PROMPT - Restate all the material verbatim, except for the pictures.

SUPPLIED MATERIAL -
========================================

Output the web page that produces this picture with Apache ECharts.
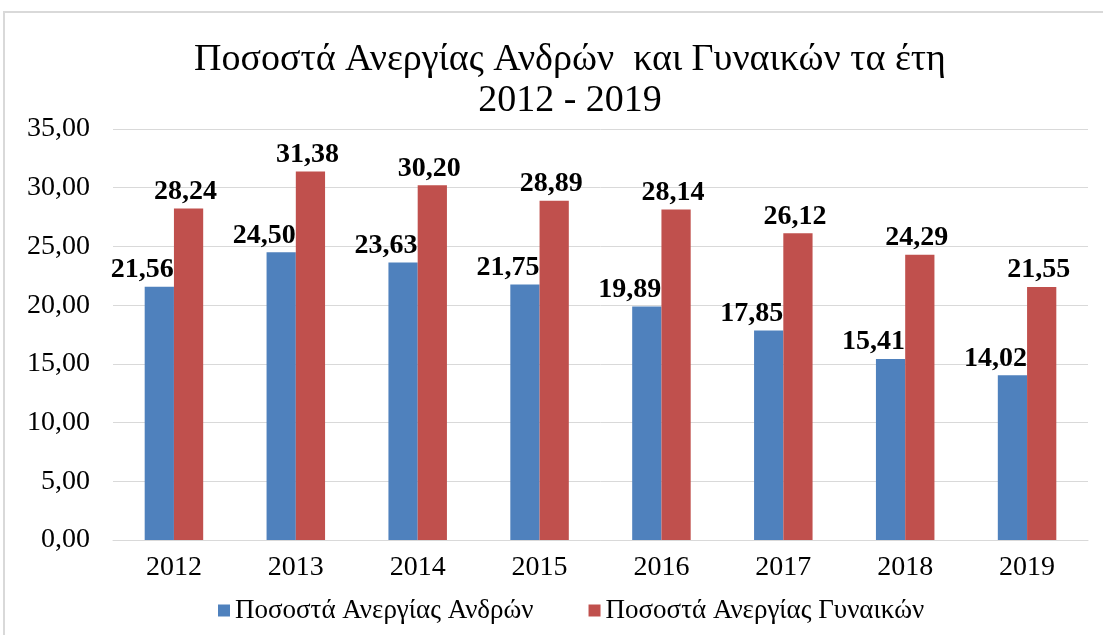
<!DOCTYPE html>
<html>
<head>
<meta charset="utf-8">
<script src="https://cdn.jsdelivr.net/npm/echarts@6/dist/echarts.min.js"></script>
<style>
  html, body { margin: 0; padding: 0; background: #fff; }
  #chart { width: 1103px; height: 635px; }
</style>
</head>
<body>
<div id="chart"></div>
<script>
// δεδομένα
var years = ['2012', '2013', '2014', '2015', '2016', '2017', '2018', '2019'];
var men = [21.56, 24.50, 23.63, 21.75, 19.89, 17.85, 15.41, 14.02];
var women = [28.24, 31.38, 30.20, 28.89, 28.14, 26.12, 24.29, 21.55];
var menName = 'Ποσοστά Ανεργίας Ανδρών';
var womenName = 'Ποσοστά Ανεργίας Γυναικών';

var serif = '"Liberation Serif", "DejaVu Serif", serif';

function fmt(v) {
  return Number(v).toFixed(2).replace('.', ',');
}

var chart = echarts.init(document.getElementById('chart'));
var option = {
  backgroundColor: '#fff',
  animation: false,
  textStyle: { fontFamily: serif },
  title: {
    text: 'Ποσοστά Ανεργίας Ανδρών  και Γυναικών τα έτη\n2012 - 2019',
    left: 565,
    textAlign: 'center',
    top: 35,
    textStyle: { fontFamily: serif, fontSize: 38, fontWeight: 'normal', color: '#000', lineHeight: 41 }
  },
  graphic: [{
    type: 'rect',
    shape: { x: 4, y: 12, width: 1120, height: 650 },
    style: { fill: 'none', stroke: '#d9d9d9', lineWidth: 2 },
    silent: true
  }],
  legend: {
    bottom: 6,
    left: 213,
    itemWidth: 12,
    itemHeight: 12,
    itemGap: 55,
    icon: 'rect',
    textStyle: { fontFamily: serif, fontSize: 27, color: '#000' },
    data: [menName, womenName]
  },
  grid: { left: 113, right: 15, top: 129, bottom: 95 },
  xAxis: {
    type: 'category',
    data: years,
    axisTick: { show: false },
    axisLine: { lineStyle: { color: '#d9d9d9', width: 1 } },
    axisLabel: { color: '#000', fontFamily: serif, fontSize: 28, margin: 14 }
  },
  yAxis: {
    type: 'value',
    min: 0,
    max: 35,
    interval: 5,
    axisLine: { show: false },
    axisTick: { show: false },
    splitLine: { lineStyle: { color: '#d9d9d9', width: 1 } },
    axisLabel: { color: '#000', fontFamily: serif, fontSize: 28, margin: 23, formatter: fmt }
  },
  series: [
    {
      name: menName,
      type: 'bar',
      data: men,
      itemStyle: { color: '#4f81bd' },
      barGap: '0%',
      barCategoryGap: '52%',
      label: {
        // ετικέτες λίγο αριστερά, όπως στο Excel
        show: true, position: 'top', distance: 3, offset: [-17, 0],
        fontFamily: serif, fontSize: 28, fontWeight: 'bold', color: '#000',
        formatter: function (p) { return fmt(p.value); }
      }
    },
    {
      name: womenName,
      type: 'bar',
      data: women,
      itemStyle: { color: '#c0504d' },
      barGap: '0%',
      barCategoryGap: '52%',
      label: {
        show: true, position: 'top', distance: 3, offset: [-3, 0],
        fontFamily: serif, fontSize: 28, fontWeight: 'bold', color: '#000',
        formatter: function (p) { return fmt(p.value); }
      }
    }
  ]
};
chart.setOption(option);
</script>
</body>
</html>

========================================

RESPONSE TO THE TASK -
Output the web page that produces this picture with Apache ECharts.
<!DOCTYPE html>
<html>
<head>
<meta charset="utf-8">
<script src="https://cdn.jsdelivr.net/npm/echarts@6/dist/echarts.min.js"></script>
<style>
  html, body { margin: 0; padding: 0; background: #fff; }
  #chart { width: 1103px; height: 635px; }
</style>
</head>
<body>
<div id="chart"></div>
<script>
// δεδομένα
var years = ['2012', '2013', '2014', '2015', '2016', '2017', '2018', '2019'];
var men = [21.56, 24.50, 23.63, 21.75, 19.89, 17.85, 15.41, 14.02];
var women = [28.24, 31.38, 30.20, 28.89, 28.14, 26.12, 24.29, 21.55];
var menName = 'Ποσοστά Ανεργίας Ανδρών';
var womenName = 'Ποσοστά Ανεργίας Γυναικών';

var serif = '"Liberation Serif", "DejaVu Serif", serif';

function fmt(v) {
  return Number(v).toFixed(2).replace('.', ',');
}

var chart = echarts.init(document.getElementById('chart'));
var option = {
  backgroundColor: '#fff',
  animation: false,
  textStyle: { fontFamily: serif },
  title: {
    text: 'Ποσοστά Ανεργίας Ανδρών  και Γυναικών τα έτη\n2012 - 2019',
    left: 565,
    textAlign: 'center',
    top: 35,
    textStyle: { fontFamily: serif, fontSize: 38, fontWeight: 'normal', color: '#000', lineHeight: 41 }
  },
  graphic: [{
    type: 'rect',
    shape: { x: 4, y: 12, width: 1120, height: 650 },
    style: { fill: 'none', stroke: '#d9d9d9', lineWidth: 2 },
    silent: true
  }],
  legend: {
    bottom: 6,
    left: 213,
    itemWidth: 12,
    itemHeight: 12,
    itemGap: 55,
    icon: 'rect',
    textStyle: { fontFamily: serif, fontSize: 27, color: '#000' },
    data: [menName, womenName]
  },
  grid: { left: 113, right: 15, top: 129, bottom: 95 },
  xAxis: {
    type: 'category',
    data: years,
    axisTick: { show: false },
    axisLine: { lineStyle: { color: '#d9d9d9', width: 1 } },
    axisLabel: { color: '#000', fontFamily: serif, fontSize: 28, margin: 14 }
  },
  yAxis: {
    type: 'value',
    min: 0,
    max: 35,
    interval: 5,
    axisLine: { show: false },
    axisTick: { show: false },
    splitLine: { lineStyle: { color: '#d9d9d9', width: 1 } },
    axisLabel: { color: '#000', fontFamily: serif, fontSize: 28, margin: 23, formatter: fmt }
  },
  series: [
    {
      name: menName,
      type: 'bar',
      data: men,
      itemStyle: { color: '#4f81bd' },
      barGap: '0%',
      barCategoryGap: '52%',
      label: {
        // ετικέτες λίγο αριστερά, όπως στο Excel
        show: true, position: 'top', distance: 3, offset: [-17, 0],
        fontFamily: serif, fontSize: 28, fontWeight: 'bold', color: '#000',
        formatter: function (p) { return fmt(p.value); }
      }
    },
    {
      name: womenName,
      type: 'bar',
      data: women,
      itemStyle: { color: '#c0504d' },
      barGap: '0%',
      barCategoryGap: '52%',
      label: {
        show: true, position: 'top', distance: 3, offset: [-3, 0],
        fontFamily: serif, fontSize: 28, fontWeight: 'bold', color: '#000',
        formatter: function (p) { return fmt(p.value); }
      }
    }
  ]
};
chart.setOption(option);
</script>
</body>
</html>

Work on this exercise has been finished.